It was 48 years ago, in 1967, that I attended a flight familiarization course run by the Italian Air Force. High-school students were encouraged to apply to such two-week programs, which included classes on the principles of flight and also flying lessons in a single-engined basic trainer.
My mother was my only parent (my father having died a year earlier) and she initially refused to sign a waiver allowing me to enroll. We had a major falling out because of this but she eventually acceded to my request and the next thing I knew I had been accepted by the Air Force, after a physical test that made me feel like an astronaut candidate.

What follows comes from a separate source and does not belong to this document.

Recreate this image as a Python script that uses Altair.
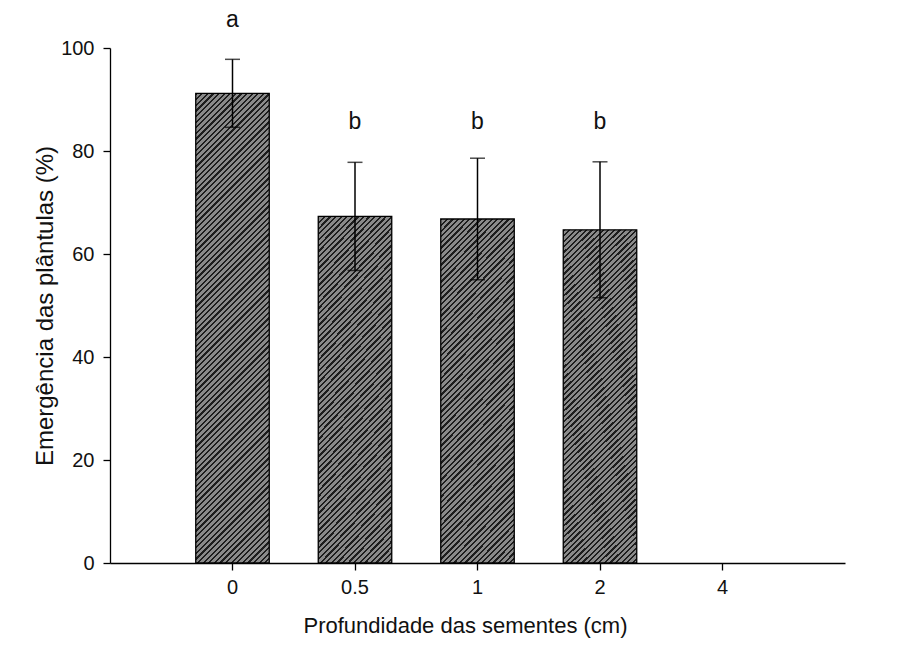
import altair as alt
import pandas as pd

depth = ["0", "0.5", "1", "2", "4"]
emergence = [91.2, 67.3, 66.8, 64.7, 0.0]
err = [6.6, 10.5, 11.8, 13.2, 0.0]
letters = ["a", "b", "b", "b", ""]
letter_y = [105.5, 85.6, 85.6, 85.6, 0.0]

df = pd.DataFrame({"depth": depth, "val": emergence, "err": err,
                   "letter": letters, "ly": letter_y})
df["lo"] = df["val"] - df["err"]
df["hi"] = df["val"] + df["err"]

FONT = "Liberation Sans"
W, H = 735, 515


def hatch(w, h, period=5.6, frac=0.4, dark="#1e1e1e", light="#8a8a8a"):
    s = w + h
    k = s / (w * w + h * h)
    n = int(round(s / period))
    stops = []
    for i in range(n):
        a = i / n
        b = (i + frac) / n
        c = (i + 1) / n
        stops += [alt.GradientStop(offset=a, color=dark),
                  alt.GradientStop(offset=b, color=dark),
                  alt.GradientStop(offset=b, color=light),
                  alt.GradientStop(offset=c, color=light)]
    return alt.LinearGradient(gradient="linear", stops=stops,
                              x1=0, y1=0, x2=w * k, y2=h * k)


xscale = alt.Scale(domain=depth, paddingInner=0.4, paddingOuter=0.7)
xs = alt.X("depth:N", sort=depth, scale=xscale,
           axis=alt.Axis(title="Profundidade das sementes (cm)", labelAngle=0,
                         tickSize=7, labelPadding=7, titlePadding=18,
                         titleFontSize=22, titleX=355, titleAlign="center"))
xp = alt.X("depth:N", sort=depth, scale=xscale)
ys = alt.Y("val:Q", scale=alt.Scale(domain=[0, 100]),
           axis=alt.Axis(title="Emergência das plântulas (%)", values=[0, 20, 40, 60, 80, 100],
                         grid=False, tickSize=7, labelPadding=9, titlePadding=3,
                         titleFontSize=24))

base = alt.Chart(df)
bar0 = base.transform_filter(alt.datum.depth == "0").mark_bar(
    fill=hatch(73.5, 470), stroke="black", strokeWidth=1.3).encode(x=xs, y=ys)
bars = base.transform_filter((alt.datum.depth != "0") & (alt.datum.val > 0)).mark_bar(
    fill=hatch(73.5, 340), stroke="black", strokeWidth=1.3).encode(x=xs, y=ys)

eb = base.transform_filter(alt.datum.err > 0)
rule = eb.mark_rule(color="black", strokeWidth=1.5).encode(
    x=xp, y="lo:Q", y2="hi:Q")
cap_hi = eb.mark_tick(color="black", thickness=1.5, size=15).encode(x=xp, y="hi:Q")
cap_lo = eb.mark_tick(color="black", thickness=1.5, size=15).encode(x=xp, y="lo:Q")
txt = base.transform_filter(alt.datum.letter != "").mark_text(
    font=FONT, fontSize=23, color="#111", baseline="middle").encode(
    x=xp, y="ly:Q", text="letter:N")

chart = alt.layer(bar0, bars, rule, cap_hi, cap_lo, txt).properties(
    width=W, height=H,
    background="white",
    autosize=alt.AutoSizeParams(type="none"),
    padding={"left": 110, "top": 48, "right": 55, "bottom": 86},
).configure_view(stroke=None).configure_axis(
    domainColor="black", tickColor="black", labelColor="#111", titleColor="#111",
    labelFont=FONT, titleFont=FONT, labelFontSize=20,
    titleFontWeight="normal", domainWidth=1.3, tickWidth=1.3,
)

chart.save("out.html", embed_options={"renderer": "svg", "actions": False})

It was a gray, blustery day when we students eventually walked on the tarmac to our allocated aircraft. They made us strap on a parachute and showed us how to walk on the wing root to access the cockpit. The plane was a Piaggio P-148 from the Fifties and had tandem seats inside a bubble canopy that afforded excellent all-round visibility. I was beside myself with excitement when the Air Force NCO in the left seat showed me the main gauges on the instrument panel and cranked the engine into life. The propeller started turning fast and we started rolling toward the runway in a cloud of noise and heady avgas smells, our view forward all but blocked by the plane’s nose. We taxied to a spot near the head of the runway where the pilot ran his pre-flight checks for a couple of minutes, explaining to me what he was doing over the roar of the engine. Then we hit the runway and, in a matter of seconds, the tail lifted and soon thereafter we were climbing. I could see the town of Guidonia slide away under our right wing and we soon reached the right altitude for our first flying lesson. When we landed a while later I was totally and irremediably hooked.

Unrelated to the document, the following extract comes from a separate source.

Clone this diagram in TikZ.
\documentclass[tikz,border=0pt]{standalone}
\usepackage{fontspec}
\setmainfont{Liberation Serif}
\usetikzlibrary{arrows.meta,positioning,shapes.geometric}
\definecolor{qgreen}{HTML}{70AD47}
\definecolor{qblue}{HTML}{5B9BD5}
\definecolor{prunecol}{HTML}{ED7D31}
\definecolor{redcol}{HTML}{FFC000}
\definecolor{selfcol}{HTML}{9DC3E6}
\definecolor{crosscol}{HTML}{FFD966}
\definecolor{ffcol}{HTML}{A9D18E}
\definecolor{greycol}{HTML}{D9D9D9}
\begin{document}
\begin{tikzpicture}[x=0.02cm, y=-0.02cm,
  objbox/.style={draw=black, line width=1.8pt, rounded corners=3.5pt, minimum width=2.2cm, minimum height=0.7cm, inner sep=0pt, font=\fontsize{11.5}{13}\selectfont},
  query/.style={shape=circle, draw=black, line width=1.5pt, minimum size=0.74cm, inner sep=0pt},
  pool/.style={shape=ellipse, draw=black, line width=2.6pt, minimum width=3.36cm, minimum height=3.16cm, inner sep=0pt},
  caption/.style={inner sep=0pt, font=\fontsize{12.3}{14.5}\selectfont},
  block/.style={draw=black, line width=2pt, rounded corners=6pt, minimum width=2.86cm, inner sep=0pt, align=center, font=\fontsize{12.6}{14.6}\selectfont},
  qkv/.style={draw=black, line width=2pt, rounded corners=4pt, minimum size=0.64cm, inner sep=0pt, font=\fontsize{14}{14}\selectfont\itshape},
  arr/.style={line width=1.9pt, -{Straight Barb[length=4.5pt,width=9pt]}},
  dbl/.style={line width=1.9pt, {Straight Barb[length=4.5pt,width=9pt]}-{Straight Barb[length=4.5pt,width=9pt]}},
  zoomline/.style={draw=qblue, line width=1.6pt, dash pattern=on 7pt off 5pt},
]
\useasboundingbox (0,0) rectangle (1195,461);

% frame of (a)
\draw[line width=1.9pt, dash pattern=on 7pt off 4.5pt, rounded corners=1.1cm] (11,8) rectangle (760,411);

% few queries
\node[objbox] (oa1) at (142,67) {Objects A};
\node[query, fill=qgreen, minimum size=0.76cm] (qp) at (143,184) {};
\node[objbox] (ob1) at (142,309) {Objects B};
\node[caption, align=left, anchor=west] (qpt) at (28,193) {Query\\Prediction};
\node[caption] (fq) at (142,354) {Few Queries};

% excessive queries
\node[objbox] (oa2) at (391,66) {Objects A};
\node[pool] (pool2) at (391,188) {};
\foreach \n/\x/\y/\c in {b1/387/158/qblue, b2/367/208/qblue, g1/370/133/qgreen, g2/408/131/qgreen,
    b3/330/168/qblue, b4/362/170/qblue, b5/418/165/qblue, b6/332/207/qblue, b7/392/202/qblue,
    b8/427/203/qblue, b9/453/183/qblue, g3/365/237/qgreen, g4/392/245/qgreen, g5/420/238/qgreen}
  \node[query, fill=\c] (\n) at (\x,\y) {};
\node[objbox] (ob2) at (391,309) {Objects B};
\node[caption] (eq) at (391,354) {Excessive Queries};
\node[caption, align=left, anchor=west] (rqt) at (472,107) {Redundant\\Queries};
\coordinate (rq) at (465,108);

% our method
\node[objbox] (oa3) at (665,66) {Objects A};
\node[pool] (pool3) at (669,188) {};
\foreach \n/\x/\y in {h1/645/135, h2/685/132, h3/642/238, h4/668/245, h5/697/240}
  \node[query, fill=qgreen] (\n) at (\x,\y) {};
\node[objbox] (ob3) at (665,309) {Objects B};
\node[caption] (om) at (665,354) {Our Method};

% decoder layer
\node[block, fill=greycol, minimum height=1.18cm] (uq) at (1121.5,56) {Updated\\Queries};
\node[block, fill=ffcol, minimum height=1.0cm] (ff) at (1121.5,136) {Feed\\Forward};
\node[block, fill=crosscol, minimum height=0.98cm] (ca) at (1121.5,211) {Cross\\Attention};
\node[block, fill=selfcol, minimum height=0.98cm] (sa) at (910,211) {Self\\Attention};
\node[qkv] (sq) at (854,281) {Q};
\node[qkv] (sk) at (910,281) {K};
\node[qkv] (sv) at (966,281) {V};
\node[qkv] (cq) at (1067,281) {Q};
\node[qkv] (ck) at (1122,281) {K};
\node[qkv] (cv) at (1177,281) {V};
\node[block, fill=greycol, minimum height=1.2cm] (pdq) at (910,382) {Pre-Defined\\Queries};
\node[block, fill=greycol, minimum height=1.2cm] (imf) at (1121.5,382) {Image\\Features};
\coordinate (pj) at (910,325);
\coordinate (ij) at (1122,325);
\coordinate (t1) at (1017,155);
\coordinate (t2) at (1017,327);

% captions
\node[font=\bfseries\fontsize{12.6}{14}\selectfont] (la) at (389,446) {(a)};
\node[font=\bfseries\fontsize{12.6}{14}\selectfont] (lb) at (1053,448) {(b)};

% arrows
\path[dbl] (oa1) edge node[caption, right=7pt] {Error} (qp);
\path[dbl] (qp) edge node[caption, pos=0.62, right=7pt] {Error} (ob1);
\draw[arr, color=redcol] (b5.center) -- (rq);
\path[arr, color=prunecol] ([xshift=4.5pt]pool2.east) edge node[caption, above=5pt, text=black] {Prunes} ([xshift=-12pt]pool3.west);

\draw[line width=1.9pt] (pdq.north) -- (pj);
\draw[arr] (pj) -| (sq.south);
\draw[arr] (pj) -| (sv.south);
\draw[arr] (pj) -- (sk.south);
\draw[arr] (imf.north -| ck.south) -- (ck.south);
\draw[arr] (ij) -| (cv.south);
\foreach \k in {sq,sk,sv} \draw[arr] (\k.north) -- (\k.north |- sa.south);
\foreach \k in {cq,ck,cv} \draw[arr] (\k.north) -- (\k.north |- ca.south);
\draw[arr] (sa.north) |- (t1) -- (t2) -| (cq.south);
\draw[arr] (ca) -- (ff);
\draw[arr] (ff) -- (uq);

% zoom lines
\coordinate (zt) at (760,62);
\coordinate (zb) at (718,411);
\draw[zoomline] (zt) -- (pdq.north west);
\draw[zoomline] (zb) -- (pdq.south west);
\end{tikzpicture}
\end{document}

I knew right then I wanted to fly my own airplane and I was prepared to start saving money to get my pilot’s license. Two years later I was climbing into another old airplane—even older, in fact, than the all-metal Piaggino—for my first solo flight (see below). But it wasn’t my own plane, just a flying school workhorse, and—a short few years later—my flying career ran out altogether when the pressures of life convinced me I couldn’t afford flying anymore. Over the following decades I did fly zillions of miles, but I was a mere airline passenger. Meanwhile, the old P-148 had been scrapped as a basic trainer to be replaced by more modern aircraft.
Flash forward to 2015. I was in Pontedera, near Pisa, a few days ago on a business trip when a colleague suggested we visit the Piaggio museum during our lunch break. It happened to be another gray, blustery day when we entered the museum courtyard. I was looking forward to checking out vintage Vespas and other scooters (the Piaggio company that built airplanes belonged to the same group that still makes the famous two- and three-wheeled vehicles) but I was taken completely by surprise when I saw a Piaggio P-148 trainer standing proudly next to the museum entrance.
The bubble canopy’s Plexiglass was cloudy and the plane’s aluminum surfaces were dusty with age, but there it was all right, the old trainer responsible for my teenage infatuation with flight.